そこで嫁に報告すると、妻は主人の弱点をこのときばかり見逃さず
「それ、見たか」
と、電話の向こうで「フーム」と、鼻の穴を大きくして勝名乗りを上げるのである。
「電話です」
と、二階の私を呼ぶ
「いま、不在といえ」
「でも、お待ち下さいと申しました」
「馬鹿野郎」
と、余儀なく麻雀の座を立って電話に出る。
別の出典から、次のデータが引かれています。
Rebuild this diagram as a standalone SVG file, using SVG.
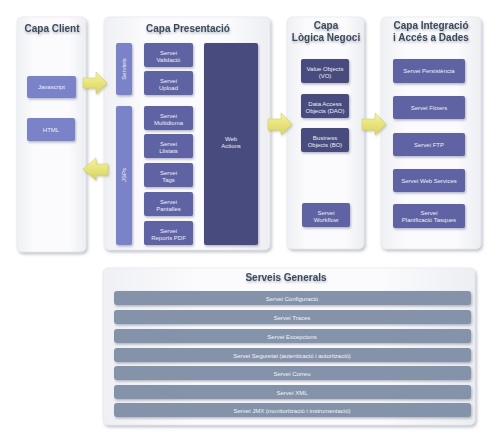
<svg xmlns="http://www.w3.org/2000/svg" width="500" height="447" viewBox="0 0 500 447">
<style>
.title{font-family:"Liberation Sans",Arial,sans-serif;font-weight:bold;font-size:10px;fill:#3b4a5c;text-anchor:middle;filter:url(#tshadow)}
.lbl{font-family:"Liberation Sans",Arial,sans-serif;font-size:6px;fill:#eceef8;text-anchor:middle}
.gl{font-family:"Liberation Sans",Arial,sans-serif;font-size:6px;fill:#f2f4f8;text-anchor:middle}
.panel{fill:url(#panelGrad);stroke:#e4e6ec;stroke-width:0.6;filter:url(#pshadow)}
.light{fill:#7a82c8;filter:url(#bshadow)}
.mid{fill:#5e64a3;filter:url(#bshadow)}
.dark{fill:#464b7d;filter:url(#bshadow)}
.bar{fill:#8593aa;filter:url(#bshadow)}
.arrow{fill:url(#yellow);stroke:#cfcb5c;stroke-width:0.5;filter:url(#ashadow)}
</style>
<defs>
<linearGradient id="panelGrad" x1="0" y1="0" x2="1" y2="0">
<stop offset="0" stop-color="#eff0f4"/>
<stop offset="0.25" stop-color="#fbfbfd"/>
<stop offset="0.75" stop-color="#fbfbfd"/>
<stop offset="1" stop-color="#eceef2"/>
</linearGradient>
<linearGradient id="yellow" x1="0" y1="0" x2="0" y2="1">
<stop offset="0" stop-color="#f4f2a6"/>
<stop offset="0.5" stop-color="#e8e47a"/>
<stop offset="1" stop-color="#d6d266"/>
</linearGradient>
<filter id="pshadow" x="-10%" y="-10%" width="130%" height="130%">
<feDropShadow dx="1.5" dy="2" stdDeviation="1.5" flood-color="#8a90a0" flood-opacity="0.55"/>
</filter>
<filter id="bshadow" x="-10%" y="-20%" width="130%" height="150%">
<feDropShadow dx="1" dy="1.5" stdDeviation="1" flood-color="#6a7088" flood-opacity="0.5"/>
</filter>
<filter id="ashadow" x="-20%" y="-20%" width="150%" height="150%">
<feDropShadow dx="1" dy="1.5" stdDeviation="1" flood-color="#9a9a70" flood-opacity="0.5"/>
</filter>
<filter id="tshadow" x="-10%" y="-30%" width="120%" height="180%">
<feDropShadow dx="0.5" dy="1.5" stdDeviation="1.2" flood-color="#7a8090" flood-opacity="0.6"/>
</filter>
</defs>

<g id="panel-client">
<rect class="panel" x="17" y="17" width="69" height="235" rx="5"/>
<text class="title" x="52" y="32">Capa Client</text>
</g>
<g id="panel-presentacio">
<rect class="panel" x="104" y="17" width="166" height="233" rx="5"/>
<text class="title" x="188" y="32">Capa Presentació</text>
</g>
<g id="panel-logica">
<rect class="panel" x="287" y="17" width="77" height="232" rx="5"/>
<text class="title" x="326" y="29">Capa</text>
<text class="title" x="326" y="41">Lògica Negoci</text>
</g>
<g id="panel-integracio">
<rect class="panel" x="381" y="17" width="100" height="232" rx="5"/>
<text class="title" x="431" y="29">Capa Integració</text>
<text class="title" x="431" y="41">i Accés a Dades</text>
</g>
<g id="panel-generals">
<rect class="panel" x="103" y="268" width="372" height="157" rx="5"/>
<text class="title" x="286" y="281">Serveis Generals</text>
</g>

<g id="javascript"><rect class="light" x="27" y="76" width="49" height="22" rx="2"/><text class="lbl" x="51.5" y="89">Javascript</text></g>
<g id="html"><rect class="light" x="27" y="118" width="48" height="23" rx="2"/><text class="lbl" x="51" y="131.5">HTML</text></g>

<g id="servlets"><rect class="light" x="116" y="43" width="16" height="52" rx="2"/><text class="lbl" transform="translate(126,69) rotate(-90)" x="0" y="0">Servlets</text></g>
<g id="jsps"><rect class="light" x="116" y="106" width="16" height="139" rx="2"/><text class="lbl" transform="translate(126,175) rotate(-90)" x="0" y="0">JSPs</text></g>

<g id="servei-validacio"><rect class="mid" x="144" y="43" width="49" height="24" rx="2"/><text class="lbl" x="168.5" y="54.5">Servei</text><text class="lbl" x="168.5" y="61.5">Validació</text></g>
<g id="servei-upload"><rect class="mid" x="144" y="71" width="49" height="24" rx="2"/><text class="lbl" x="168.5" y="82.5">Servei</text><text class="lbl" x="168.5" y="89.5">Upload</text></g>
<g id="servei-multidioma"><rect class="mid" x="144" y="106" width="49" height="24" rx="2"/><text class="lbl" x="168.5" y="117.5">Servei</text><text class="lbl" x="168.5" y="124.5">Multidioma</text></g>
<g id="servei-llistats"><rect class="mid" x="144" y="134" width="49" height="24" rx="2"/><text class="lbl" x="168.5" y="145.5">Servei</text><text class="lbl" x="168.5" y="152.5">Llistats</text></g>
<g id="servei-tags"><rect class="mid" x="144" y="163" width="49" height="24" rx="2"/><text class="lbl" x="168.5" y="174.5">Servei</text><text class="lbl" x="168.5" y="181.5">Tags</text></g>
<g id="servei-pantalles"><rect class="mid" x="144" y="192" width="49" height="24" rx="2"/><text class="lbl" x="168.5" y="203.5">Servei</text><text class="lbl" x="168.5" y="210.5">Pantalles</text></g>
<g id="servei-reports"><rect class="mid" x="144" y="221" width="49" height="24" rx="2"/><text class="lbl" x="168.5" y="232.5">Servei</text><text class="lbl" x="168.5" y="239.5">Reports PDF</text></g>

<g id="web-actions"><rect class="dark" x="204" y="43" width="54" height="202" rx="2"/><text class="lbl" x="231" y="141">Web</text><text class="lbl" x="231" y="148">Actions</text></g>

<g id="value-objects"><rect class="dark" x="301" y="59" width="48" height="24" rx="2"/><text class="lbl" x="325" y="70.5">Value Objects</text><text class="lbl" x="325" y="77.5">(VO)</text></g>
<g id="dao"><rect class="dark" x="301" y="94" width="48" height="24" rx="2"/><text class="lbl" x="325" y="105.5">Data Access</text><text class="lbl" x="325" y="112.5">Objects (DAO)</text></g>
<g id="business-objects"><rect class="dark" x="301" y="128" width="48" height="24" rx="2"/><text class="lbl" x="325" y="139.5">Business</text><text class="lbl" x="325" y="146.5">Objects (BO)</text></g>
<g id="servei-workflow"><rect class="mid" x="302" y="203" width="48" height="24" rx="2"/><text class="lbl" x="326" y="214.5">Servei</text><text class="lbl" x="326" y="221.5">Workflow</text></g>

<g id="servei-persistencia"><rect class="mid" x="393" y="59" width="72" height="24" rx="2"/><text class="lbl" x="429" y="73">Servei Persistència</text></g>
<g id="servei-fitxers"><rect class="mid" x="393" y="96" width="72" height="23" rx="2"/><text class="lbl" x="429" y="109.5">Servei Fitxers</text></g>
<g id="servei-ftp"><rect class="mid" x="393" y="133" width="72" height="23" rx="2"/><text class="lbl" x="429" y="146.5">Servei FTP</text></g>
<g id="servei-web-services"><rect class="mid" x="393" y="169" width="72" height="23" rx="2"/><text class="lbl" x="429" y="182.5">Servei Web Services</text></g>
<g id="servei-planificacio"><rect class="mid" x="393" y="204" width="72" height="24" rx="2"/><text class="lbl" x="429" y="215">Servei</text><text class="lbl" x="429" y="222">Planificació Tasques</text></g>

<g id="gen-configuracio"><rect class="bar" x="114" y="291" width="357" height="14" rx="3"/><text class="gl" x="292" y="300.5">Servei Configuració</text></g>
<g id="gen-traces"><rect class="bar" x="114" y="310" width="357" height="14" rx="3"/><text class="gl" x="292" y="319.5">Servei Traces</text></g>
<g id="gen-excepcions"><rect class="bar" x="114" y="329" width="357" height="14" rx="3"/><text class="gl" x="292" y="338.5">Servei Excepcions</text></g>
<g id="gen-seguretat"><rect class="bar" x="114" y="348" width="357" height="14" rx="3"/><text class="gl" x="292" y="357.5">Servei Seguretat (autenticació i autorització)</text></g>
<g id="gen-correu"><rect class="bar" x="114" y="366" width="357" height="14" rx="3"/><text class="gl" x="292" y="375.5">Servei Correu</text></g>
<g id="gen-xml"><rect class="bar" x="114" y="385" width="357" height="14" rx="3"/><text class="gl" x="292" y="394.5">Servei XML</text></g>
<g id="gen-jmx"><rect class="bar" x="114" y="403" width="357" height="14" rx="3"/><text class="gl" x="292" y="412.5">Servei JMX (monitorització i instrumentació)</text></g>

<g id="connectors">
<polygon class="arrow" points="83,78 96,78 96,72 107,83 96,94 96,88 83,88"/>
<polygon class="arrow" points="108,164 96,164 96,158 83,169 96,180 96,175 108,175"/>
<polygon class="arrow" points="268,119 281,119 281,113 292,124 281,135 281,130 268,130"/>
<polygon class="arrow" points="362,119 375,119 375,113 386,124 375,135 375,130 362,130"/>
</g>
</svg>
ときどき、この手を使うが、こちらが電話をかけて、電話の向こうで
「不在です」
と、やられると、電話は正直であり、先方の夫婦間のやりとりが、そのまま聞こえてくるから、たまらなく不快である。
「アア、さっきに出掛けました」
「今夜はご用があり、まだ帰っていません」
と、主人を目の前にして平然と、嘘を言う。
性来、女は虚言を最大の悪徳とし、嘘も方便ということを納得せぬ。
「お父様が、間違っています」
「いや、嫁のお前が間違っている」
と、老父と、わが妻は押問答している。
戦局が不利になると、老父は、
「オ前の意見はそうだろうが、わしは、こう考えるのだ」
と、うまく逃げようとする
「お父様、それは卑怯です、貧乏人は、麦を食えというのは、政治家の言ではありません」
と、あくまで、父と論戦しようとする、父は叶わぬと思い、黙している。すると妻は
「あなたは、どちらに賛成ですか」
と、老父とわが妻の舌戦を面白く聞いているそばの私に難が及ぶ。
「わからんよ」
と、父にも反対せず、むろん妻の意見に同意しないと。
「あなたは、ずるいから」
と、目に涙を浮べ、私をにらむ。
私は、父は恐ろしく、子供のときから一言も口答えし得なかったが、その点、わが妻は天真無垢にして、堂々と舌戦を交えていた。
その父も、昨年八十六で眠るが如く大往生する。
その臨終に際し一番手厚く介抱したのが喧嘩相手のわが妻である。
主人の胸中を知り、その折の情況判断を心得て、電話を要領よく取次ぐ機微を覚えるには、世の女房は数年の月日を要する。
「ハイ、まだ帰宅していません」
と、電話口の妻は笑顔である。
「誰れか」
「麻雀友達よ」
「馬鹿者」
と、このごろは電話を逆用されて困る。
「雨傘がない」
「あなたですよ」
「置き忘れたのでしょう」
というが、私は断固責任回避すると妻は、
「モシ、モシ、奥様ですか」
「雨傘を忘れていませんか」
「一本ありますよ」
「どうもすみません」
と、応答していると、電話から、先方の主人が
「碁を打ちに来いといえ」
と、私にハッキリ聞えるが、先方の奥様は、それをいわずガチンと電話を切る。
先日、事務員の半田さんが電話で相手と話している、すると、別の女の声が、
「あすこの先生は怖い」
というのが、当人の私に判然と聞える。
私は思わず
「なにが怖いか、馬鹿め」
と、電話へ向い、大声で怒鳴る。
半田さんは、私に調子を合わせてくれて
「先生は一見怖いが、根が優しいのよ」
と、電話の相手でない、電話のそばの別の女に聞えるようにしんみりと、いうてくれた。